The market has followed yesterday’s weak showing with a strong rebound that has been assisted by the Employment Situation report for May, which missed headline expectations but fit in line with the market’s perennial hope for the continuation of historically loose monetary policy.
The May jobs report has been met with a rally in Treasuries that has the 10-yr yield (-7 bps to 1.56%) back near last week’s low, allaying some of the recent concerns about the inflationary outlook.
Six sectors trade in the green at midday with technology (+1.8%), communication services (+1.3%), and consumer discretionary (+0.6%) leading the way after underperforming yesterday. Growth stocks have found renewed strength with the likes of Apple (AAPL), Amazon (AMZN), Alphabet (GOOG), Microsoft (MSFT), and Tesla (TSLA) showing strong gains, unconcerned by indications that the G-7 is nearing an agreement on a global minimum corporate tax.
On the downside, financials (-0.3%) are under modest pressure as Treasury yields fall and the yield curve flattens a touch.

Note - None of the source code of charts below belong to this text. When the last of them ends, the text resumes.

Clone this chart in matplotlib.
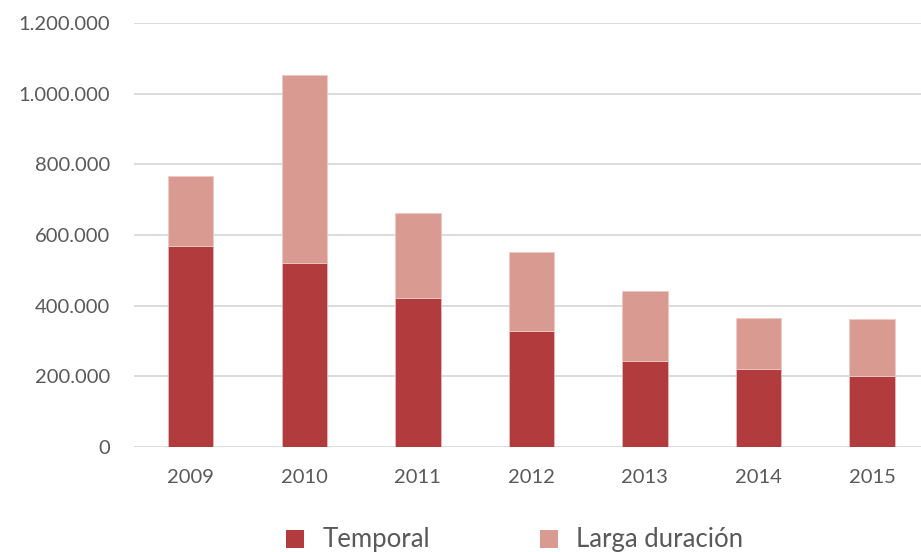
import matplotlib
matplotlib.use("Agg")
import matplotlib.pyplot as plt
from matplotlib.patches import Patch
from matplotlib.ticker import FuncFormatter

years = ["2009", "2010", "2011", "2012", "2013", "2014", "2015"]
temporal = [569000, 521000, 423000, 329000, 244000, 221000, 202000]
larga = [198000, 533000, 239000, 223000, 198000, 144000, 161000]

c_temp = "#B23B3E"
c_larga = "#D99A91"
txt = "#595959"

plt.rcParams["font.family"] = ["Lato", "DejaVu Sans"]

fig = plt.figure(figsize=(9.21, 5.52), dpi=100)
ax = fig.add_axes([134/921, 105/552, (921-134)/921, (447-23)/552])

x = list(range(len(years)))
ax.bar(x, temporal, width=0.4, color=c_temp, edgecolor="#E9B8B8", linewidth=0.6, zorder=3)
ax.bar(x, larga, width=0.4, bottom=temporal, color=c_larga, edgecolor="#F0C8C4", linewidth=0.6, zorder=3)

ax.set_xlim(-0.5, 6.432)
ax.set_ylim(0, 1200000)
ax.set_yticks(range(0, 1200001, 200000))
ax.yaxis.set_major_formatter(FuncFormatter(lambda v, p: f"{int(v):,}".replace(",", ".")))
ax.set_xticks(x)
ax.set_xticklabels(years)
ax.grid(axis="y", color="#D9D9D9", linewidth=1.3, zorder=0)
ax.set_axisbelow(True)
for s in ax.spines.values():
    s.set_visible(False)
ax.tick_params(axis="both", length=0, colors=txt, labelsize=14.5)
ax.tick_params(axis="y", pad=17)
ax.tick_params(axis="x", pad=16)

handles = [Patch(facecolor=c_temp, label="Temporal"), Patch(facecolor=c_larga, label="Larga duración")]
leg = fig.legend(handles=handles, loc="center", bbox_to_anchor=(515/921, 1 - 540/552), ncol=2,
                 frameon=False, fontsize=18.5, handlelength=0.7, handleheight=0.7,
                 handletextpad=0.7, columnspacing=4.3)
for t in leg.get_texts():
    t.set_color(txt)

fig.savefig("out.png", dpi=100)
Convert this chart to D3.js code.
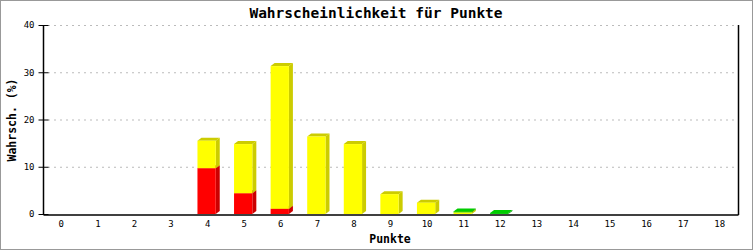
<!DOCTYPE html>
<html>
<head>
<meta charset="utf-8">
<script src="https://cdn.jsdelivr.net/npm/d3@7"></script>
<style>
  body { margin: 0; background: #fff; }
  svg { display: block; }
  text { font-family: "DejaVu Sans Mono", "Liberation Mono", monospace; }
</style>
</head>
<body>
<svg></svg>
<script>
// Daten
const punkte = d3.range(0, 19);
const rot = [0, 0, 0, 0, 9.7, 4.4, 1.1, 0, 0, 0, 0, 0, 0, 0, 0, 0, 0, 0, 0];
const gelb = [0, 0, 0, 0, 5.8, 10.4, 30.2, 16.4, 14.8, 4.2, 2.4, 0.35, 0, 0, 0, 0, 0, 0, 0];
const gruen = [0, 0, 0, 0, 0, 0, 0, 0, 0, 0, 0, 0.2, 0.2, 0, 0, 0, 0, 0, 0];
const yTicks = [0, 10, 20, 30, 40];

const width = 753;
const height = 250;
const pLeft = 43, pRight = 738, pTop = 25, pBottom = 214;
const dx = 4, dy = 3;

const farben = [
  { front: "#ff0000", dark: "#cc0000" },
  { front: "#ffff00", dark: "#cccc00" },
  { front: "#00cc00", dark: "#009900" }
];

const svg = d3.select("svg").attr("width", width).attr("height", height);

// Rahmen
svg.append("rect")
   .attr("x", 0.5).attr("y", 0.5)
   .attr("width", width - 1).attr("height", height - 1)
   .attr("fill", "#fff").attr("stroke", "#999");

const xScale = d3.scaleBand().domain(punkte).range([pLeft, pRight]);
const yScale = d3.scaleLinear().domain([0, 40]).range([pBottom, pTop]);

// Gitterlinien
svg.selectAll(".grid")
   .data(yTicks.filter(d => d > 0))
   .enter()
   .append("line")
   .attr("x1", pLeft + 5).attr("x2", pRight)
   .attr("y1", d => yScale(d) + 0.5).attr("y2", d => yScale(d) + 0.5)
   .attr("stroke", "#bbb")
   .attr("stroke-dasharray", "2,4");

// Balken
const stapel = punkte.map((p, i) => {
  let y0 = 0;
  return [rot[i], gelb[i], gruen[i]].map((v, s) => {
    const seg = { p: p, s: s, y0: y0, y1: y0 + v, v: v };
    y0 += v;
    return seg;
  }).filter(d => d.v > 0);
});
const segmente = stapel.flat();

const bw = xScale.bandwidth() / 2;
const bx = p => xScale(p) + xScale.bandwidth() / 2 - bw / 2 - 1;

const g = svg.append("g");
segmente.forEach(d => {
  const x0 = bx(d.p), x1 = x0 + bw;
  const ya = yScale(d.y0), yb = yScale(d.y1);
  const c = farben[d.s];
  // Seite
  g.append("polygon")
   .attr("points", [[x1, ya], [x1 + dx, ya - dy], [x1 + dx, yb - dy], [x1, yb]].join(" "))
   .attr("fill", c.dark);
  // Oberseite
  g.append("polygon")
   .attr("points", [[x0, yb], [x0 + dx, yb - dy], [x1 + dx, yb - dy], [x1, yb]].join(" "))
   .attr("fill", d.s === 2 ? c.front : c.dark);
  // Vorderseite
  g.append("rect")
   .attr("x", x0).attr("y", yb)
   .attr("width", bw).attr("height", ya - yb)
   .attr("fill", c.front);
});

// Achsen
const yAxis = d3.axisLeft(yScale).tickValues(yTicks).tickSize(5).tickPadding(4);
const yG = svg.append("g")
   .attr("transform", `translate(${pLeft + 0.5},0)`)
   .call(yAxis);
yG.select(".domain").remove();
yG.selectAll(".tick line").attr("x2", 5).attr("x1", -5).attr("stroke", "#000");
yG.selectAll(".tick text").attr("font-size", 9).attr("font-family", "DejaVu Sans Mono");

svg.append("line")
   .attr("x1", pLeft + 0.5).attr("x2", pLeft + 0.5)
   .attr("y1", pTop).attr("y2", pBottom + 1)
   .attr("stroke", "#000").attr("stroke-width", 1.5);
svg.append("line")
   .attr("x1", pRight + 0.5).attr("x2", pRight + 0.5)
   .attr("y1", pTop).attr("y2", pBottom + 1)
   .attr("stroke", "#000").attr("stroke-width", 1.5);

const xAxis = d3.axisBottom(xScale).tickSize(0).tickPadding(6);
const xG = svg.append("g")
   .attr("transform", `translate(0,${pBottom + 0.5})`)
   .call(xAxis);
xG.select(".domain").attr("stroke", "#000").attr("stroke-width", 1.5);
xG.selectAll(".tick text").attr("font-size", 9).attr("font-family", "DejaVu Sans Mono");

// Titel
svg.append("text")
   .attr("x", 376).attr("y", 18)
   .attr("text-anchor", "middle")
   .attr("font-size", 14.5).attr("font-weight", "bold")
   .text("Wahrscheinlichkeit für Punkte");

svg.append("text")
   .attr("x", 390).attr("y", 243)
   .attr("text-anchor", "middle")
   .attr("font-size", 11.5).attr("font-weight", "bold")
   .text("Punkte");

svg.append("text")
   .attr("transform", "translate(16,120) rotate(-90)")
   .attr("text-anchor", "middle")
   .attr("font-size", 11.5).attr("font-weight", "bold")
   .text("Wahrsch. (%)");
</script>
</body>
</html>
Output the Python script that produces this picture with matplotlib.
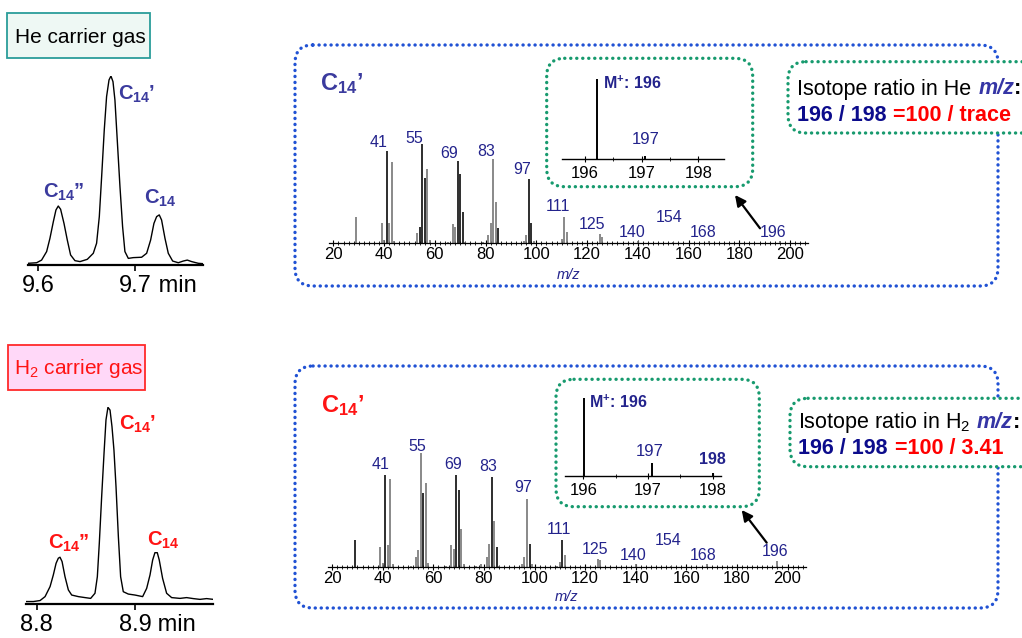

Meanwhile, the remaining decliners sit just below their flat lines. Energy (-0.1%) is slightly lower after gaining 6.0% earlier this week. The pullback comes even as crude oil rises $0.59, or 0.9%, to $69.40/bbl.
U.S. Treasuries experienced some broad-based buying interest following the May employment report, which many thought would leave the Fed inclined to think it has more time, not less, to start talking about tapering its asset purchases. That remains a point of debate, but it was mostly a one-way trade today that saw yields come down across the curve with longer-dated securities driving the flattening action.
May nonfarm payrolls increased by 559,000 (consensus 720,000). The 3-month average for total nonfarm payrolls increased to 541,000 from 533,000 in April.
Factory orders for manufactured goods decreased 0.6% m/m in April (Briefing.com consensus 0.5%) after increasing an upwardly revised 1.4% (from 1.1%) in March. Shipments of manufactured goods were up 0.4% after increasing 2.1% in March.